Challenges to improving reproducibility

The most salient barrier to implementing these changes is the pressure on early-career pathologists to gain academic currency through both quantity of publications and first authorship, both of which become harder with fewer, more collaborative studies [34]. More challenging but perhaps more influential changes would entail pathologists’ receiving “academic credit” for activities like contributing to a shared study dataset, publishing pre-specified analyses (registered reports), providing open data sets, and performing replicated studies [32]. This can be encouraged by rewarding middle author participation in higher impact work in formal evaluations of junior colleagues.

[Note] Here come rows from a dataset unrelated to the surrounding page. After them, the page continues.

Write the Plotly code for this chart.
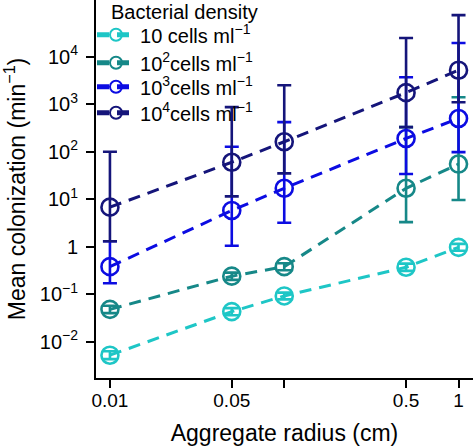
import plotly.graph_objects as go

# Data
radius = [0.01, 0.05, 0.1, 0.5, 1]

names = ["10 cells ml<sup>−1</sup>",
         "10<sup>2</sup>cells ml<sup>−1</sup>",
         "10<sup>3</sup>cells ml<sup>−1</sup>",
         "10<sup>4</sup>cells ml<sup>−1</sup>"]
legend_title = "Bacterial density"

d1_mean = [0.0052, 0.043, 0.092, 0.37, 0.97]
d1_hi = [0.0063, 0.051, 0.108, 0.44, 1.15]
d1_lo = [0.0043, 0.036, 0.078, 0.31, 0.82]

d2_mean = [0.048, 0.24, 0.38, 17, 55]
d2_hi = [0.057, 0.285, 0.45, 330, 1400]
d2_lo = [0.040, 0.20, 0.32, 3.3, 9.6]

d3_mean = [0.38, 5.8, 17, 190, 500]
d3_hi = [1.3, 127, 420, 3700, 19500]
d3_lo = [0.17, 1.05, 3.2, 34, 98]

d4_mean = [6.8, 60, 162, 1750, 5200]
d4_hi = [100, 870, 2500, 24700, 75000]
d4_lo = [1.3, 11.5, 35, 330, 1100]

colors = ["#1EC6C6", "#168888", "#0C0CE2", "#15157A"]

x_tickvals = [0.01, 0.05, 0.1, 0.5, 1]
x_ticktext = ["0.01", "0.05", "", "0.5", "1"]
y_tickvals = [0.01, 0.1, 1, 10, 100, 1000, 10000]
y_ticktext = ["10<sup>−2</sup>", "10<sup>−1</sup>", "1", "10<sup>1</sup>",
              "10<sup>2</sup>", "10<sup>3</sup>", "10<sup>4</sup>"]

FONT = "Liberation Sans, Arial, Helvetica, sans-serif"
LEG_X = -0.0106

fig = go.Figure()
series = [(d1_mean, d1_hi, d1_lo), (d2_mean, d2_hi, d2_lo),
          (d3_mean, d3_hi, d3_lo), (d4_mean, d4_hi, d4_lo)]
legend_ids = ["legend", "legend2", "legend3", "legend4"]
for (m, hi, lo), name, c, lg in zip(series, names, colors, legend_ids):
    fig.add_trace(go.Scatter(
        x=radius, y=m, name=name, mode="lines+markers", legend=lg,
        line=dict(color=c, width=3, dash="12px,8px"),
        marker=dict(symbol="circle-open", size=17, color=c,
                    line=dict(width=2.6, color=c)),
        error_y=dict(type="data", symmetric=False,
                     array=[h - v for h, v in zip(hi, m)],
                     arrayminus=[v - l for v, l in zip(m, lo)],
                     color=c, thickness=2.6, width=7),
    ))

common_leg = dict(x=LEG_X, xanchor="left", yanchor="top",
                  bgcolor="rgba(0,0,0,0)",
                  borderwidth=0, font=dict(size=20, family=FONT),
                  itemsizing="constant", itemwidth=38)

fig.update_layout(
    width=473, height=446,
    margin=dict(l=96, r=0, t=0, b=68),
    paper_bgcolor="white", plot_bgcolor="white",
    font=dict(family=FONT, size=20, color="black"),
    showlegend=True,
    legend=dict(y=0.9595, **common_leg),
    legend2=dict(y=0.8854, **common_leg),
    legend3=dict(y=0.8219, **common_leg),
    legend4=dict(y=0.7532, **common_leg),
    annotations=[dict(
        text=legend_title, xref="paper", yref="paper",
        x=0.035, y=0.969, xanchor="left", yanchor="middle",
        showarrow=False, font=dict(size=20, family=FONT, color="black"),
    )],
    xaxis=dict(
        type="log", range=[-2.08, 0.083],
        tickvals=x_tickvals, ticktext=x_ticktext,
        ticks="outside", ticklen=8, tickwidth=2, tickcolor="black",
        ticklabelstandoff=-4,
        showline=True, linewidth=2, linecolor="black",
        showgrid=False, zeroline=False,
        tickfont=dict(size=19, family=FONT),
        title=dict(text="Aggregate radius (cm)", font=dict(size=23, family=FONT)),
    ),
    yaxis=dict(
        type="log", range=[-2.764, 5.194],
        tickvals=y_tickvals, ticktext=y_ticktext,
        ticks="outside", ticklen=8, tickwidth=2, tickcolor="black",
        ticklabelstandoff=4,
        showline=True, linewidth=2, linecolor="black",
        showgrid=False, zeroline=False,
        tickfont=dict(size=20, family=FONT),
        title=dict(text="Mean colonization (min<sup>−1</sup>)",
                   font=dict(size=23, family=FONT)),
    ),
)

fig.write_html("out.html", config={"displayModeBar": False},
               post_script="document.body.style.margin='0px';")
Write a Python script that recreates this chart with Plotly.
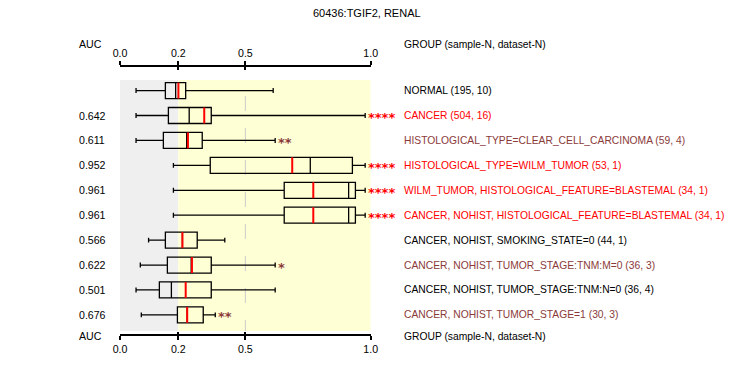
import plotly.graph_objects as go

W, H = 733, 380
title = "60436:TGIF2, RENAL"

groups = [
    "NORMAL (195, 10)",
    "CANCER (504, 16)",
    "HISTOLOGICAL_TYPE=CLEAR_CELL_CARCINOMA (59, 4)",
    "HISTOLOGICAL_TYPE=WILM_TUMOR (53, 1)",
    "WILM_TUMOR, HISTOLOGICAL_FEATURE=BLASTEMAL (34, 1)",
    "CANCER, NOHIST, HISTOLOGICAL_FEATURE=BLASTEMAL (34, 1)",
    "CANCER, NOHIST, SMOKING_STATE=0 (44, 1)",
    "CANCER, NOHIST, TUMOR_STAGE:TNM:M=0 (36, 3)",
    "CANCER, NOHIST, TUMOR_STAGE:TNM:N=0 (36, 4)",
    "CANCER, NOHIST, TUMOR_STAGE=1 (30, 3)",
]
auc_text = ["", "0.642", "0.611", "0.952", "0.961", "0.961", "0.566", "0.622", "0.501", "0.676"]
label_colors = ["#000000", "#FF0000", "#8B3A3A", "#FF0000", "#FF0000", "#FF0000",
                "#000000", "#8B3A3A", "#000000", "#8B3A3A"]
stars = ["", "****", "**", "****", "****", "****", "", "*", "", "**"]

# box statistics on the chart's axis scale
lower = [0.064, 0.064, 0.064, 0.213, 0.213, 0.213, 0.114, 0.081, 0.064, 0.085]
q1 = [0.181, 0.193, 0.173, 0.360, 0.655, 0.655, 0.181, 0.189, 0.157, 0.229]
median = [0.222, 0.276, 0.266, 0.759, 0.912, 0.912, 0.249, 0.284, 0.205, 0.268]
mean = [0.233, 0.336, 0.271, 0.687, 0.771, 0.771, 0.249, 0.287, 0.262, 0.268]
q3 = [0.262, 0.364, 0.328, 0.927, 0.939, 0.939, 0.308, 0.364, 0.364, 0.332]
upper = [0.611, 0.978, 0.619, 0.978, 0.978, 0.978, 0.418, 0.619, 0.619, 0.380]

tick_vals = [0.0, 0.2326, 0.5, 1.0]
tick_text = ["0.0", "0.2", "0.5", "1.0"]
shade_split = 0.2326

FONT = "Liberation Sans"
FS = 10.6
FS_LABEL = 10.3
rows = list(range(len(groups)))

# pixel layout helpers
X0_PX, X1_PX = 120.0, 370.7
ROW0_PX, ROW_STEP = 90.6, 24.92
def ypx(px):  # pixel row -> y data value
    return (px - ROW0_PX) / ROW_STEP
def xp(px):
    return px / W
def yp(px):
    return 1 - px / H

BOX_W = 16 / ROW_STEP

fig = go.Figure()

fig.add_trace(go.Box(
    orientation="h", y=rows, q1=q1, median=median, q3=q3,
    lowerfence=lower, upperfence=upper,
    width=BOX_W, whiskerwidth=0.31, boxpoints=False,
    fillcolor="rgba(0,0,0,0)", line=dict(color="black", width=1.3),
    hoverinfo="skip", showlegend=False,
))

mx, my = [], []
for i, m in enumerate(mean):
    mx += [m, m, None]
    my += [i - BOX_W / 2, i + BOX_W / 2, None]
fig.add_trace(go.Scatter(x=mx, y=my, mode="lines", line=dict(color="#FF0000", width=2),
                         hoverinfo="skip", showlegend=False))

for ax in ["x2", "x3", "x4"]:
    fig.add_trace(go.Scatter(x=[0], y=[-50], xaxis=ax, mode="markers",
                             marker=dict(opacity=0), hoverinfo="skip", showlegend=False))

yr0, yr1 = ypx(80), ypx(331)
fig.add_shape(type="rect", xref="x", yref="y", x0=0, x1=shade_split, y0=yr0, y1=yr1,
              fillcolor="#EFEFEF", line_width=0, layer="below")
fig.add_shape(type="rect", xref="x", yref="y", x0=shade_split, x1=1, y0=yr0, y1=yr1,
              fillcolor="#FFFFD5", line_width=0, layer="below")
fig.add_shape(type="line", xref="x", yref="y", x0=0.5, x1=0.5, y0=ypx(96), y1=yr1,
              line=dict(color="#CCCCCC", width=1, dash="15px,17px"), layer="below")

ann = []
def txt(x, y, s, color="#000000", size=FS, xanchor="left", xref="paper", yref="paper", **kw):
    ann.append(dict(x=x, y=y, text=s, xref=xref, yref=yref, xanchor=xanchor, yanchor="middle",
                    showarrow=False, font=dict(family=FONT, size=size, color=color), **kw))

txt(0.5, yp(13), title, xanchor="center", size=11)
txt(xp(77), yp(44), "AUC")
txt(xp(402), yp(44), "GROUP (sample-N, dataset-N)", size=FS_LABEL)
txt(xp(77), yp(336), "AUC")
txt(xp(402), yp(336), "GROUP (sample-N, dataset-N)", size=FS_LABEL)
for i in rows:
    if auc_text[i]:
        txt(xp(77), i, auc_text[i], yref="y")
    txt(xp(402), i, groups[i], color=label_colors[i], yref="y", size=FS_LABEL)
    if stars[i]:
        ann.append(dict(x=upper[i], y=i, text="<b>" + stars[i] + "</b>", xref="x", yref="y",
                        xanchor="left", yanchor="middle", xshift=1, yshift=-2, showarrow=False,
                        font=dict(family="DejaVu Sans", size=13, color=label_colors[i])))

axis_common = dict(range=[0, 1], domain=[X0_PX / W, X1_PX / W], showgrid=False, zeroline=False,
                   tickvals=tick_vals, ticktext=tick_text, anchor="free", automargin=False,
                   tickfont=dict(family=FONT, size=FS, color="black"), fixedrange=True)
top_pos, bot_pos = yp(66), yp(335)
fig.update_layout(
    width=W, height=H, margin=dict(l=0, r=0, t=0, b=0, pad=0, autoexpand=False),
    paper_bgcolor="white", plot_bgcolor="white",
    font=dict(family=FONT, size=FS, color="black"),
    xaxis=dict(**axis_common, side="top", position=top_pos, showline=True, linecolor="black",
               linewidth=2, ticks="outside", ticklen=4, tickwidth=2, tickcolor="black"),
    xaxis2=dict(**axis_common, overlaying="x", side="bottom", position=bot_pos, showline=True,
                linecolor="black", linewidth=2, ticks="outside", ticklen=4, tickwidth=2,
                tickcolor="black"),
    xaxis3=dict(**axis_common, overlaying="x", side="top", position=top_pos, showline=False,
                ticks="inside", ticklen=3, tickwidth=2, tickcolor="black", showticklabels=False),
    xaxis4=dict(**axis_common, overlaying="x", side="bottom", position=bot_pos, showline=False,
                ticks="inside", ticklen=3, tickwidth=2, tickcolor="black", showticklabels=False),
    yaxis=dict(range=[ypx(H), ypx(0)], domain=[0, 1], visible=False, fixedrange=True,
               automargin=False),
    annotations=ann,
    showlegend=False,
)

fig.write_html(
    "out.html",
    config={"displayModeBar": False},
    post_script="document.body.style.margin='0';document.body.style.padding='0';"
                "document.body.style.overflow='hidden';",
)
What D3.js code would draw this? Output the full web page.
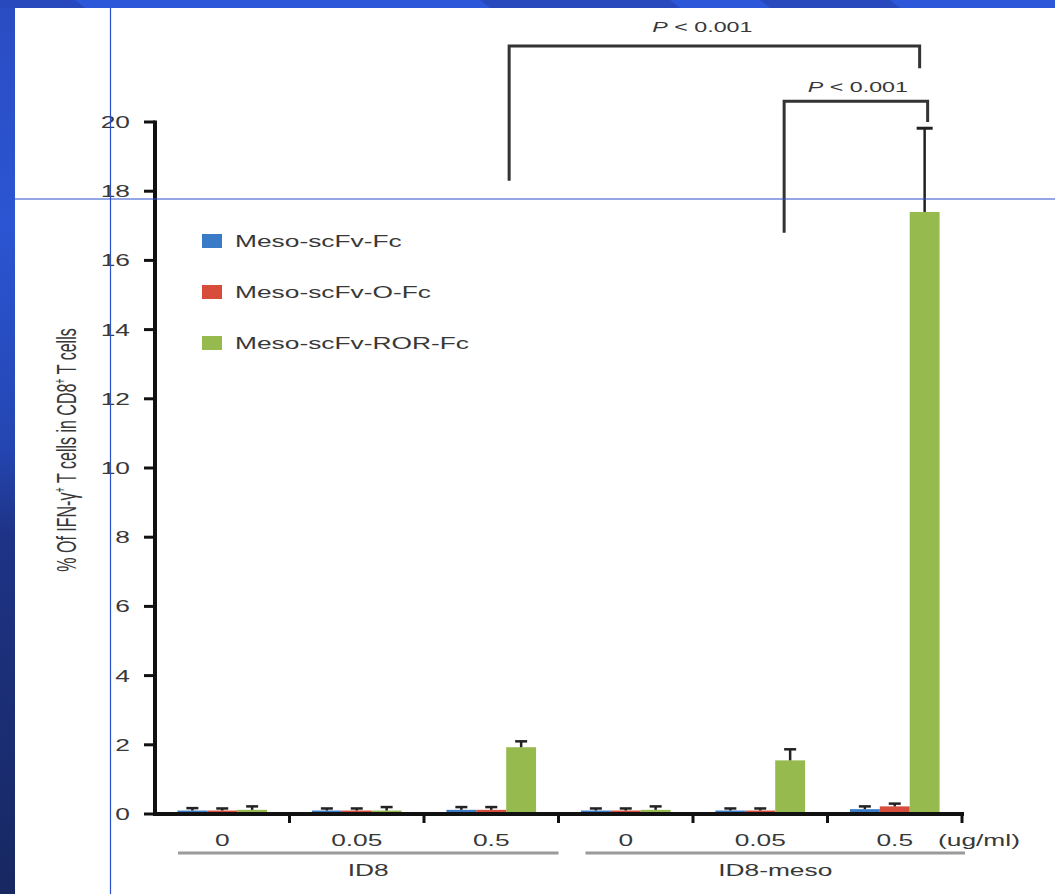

We have attempted to provide recommendations that do not require large increases in research funding, but it should not be ignored that many of the replication problems in diagnostic pathology are exacerbated by a general lack of funding for diagnostic medicine. A recent National Academy of Medicine report, for example, confirmed this low priority, declaring that “available research funding for diagnosis often targets specific diseases but not diagnosis as a whole or the diagnosis of several diseases with similar presentations. Diagnosis and diagnostic error are not a focus of federal health services’ research efforts” [35].

Conclusion

Pathology is likely as vulnerable to false positive studies as other scientific disciplines, if not more so. Some of the causes of non-reproducible research are due to well-known but entrenched obstacles: lack of research funding, barriers to collaboration, lack of professional statistical assistance, and long-standing biases in the scholarly publishing system. Other false positives are the unintentional result of poor knowledge of effective research habits by trainees and mentors alike. The advice in this essay is intended for but not limited to trainees. While trainees are hopefully open-minded when it comes to improving their skills in practice and research, senior and mid-career pathologists also need to consider the issues raised in this work when serving as mentors to these trainees.

Some experts have proposed addressing this problem by lowering the threshold for a “statistically significant” p-value, perhaps to as low as 0.005 [36]. While this suggestion does crudely reduce the chance of false positives (with the tradeoff of increased false negatives), it does not correct the underlying biases causing the non-reproducibility problem. Therefore, other changes such as those suggested in this perspective will still be required. Some journals have recently banned p-values entirely in favor of emphasizing effect sizes and confidence intervals [23].

False positives in pathology are neither a nuisance nor a fluke. They influence patient care, waste valuable resources, and clog the machinery of scholarly publishing. This perspective serves only as an outline of the problems the field faces and presents some potential ways to address them. Solving these problems will require communication with all stakeholders, as well as deliberate, incremental changes to pathology’s research infrastructure. We suggest advocating for our trainees is a good first step.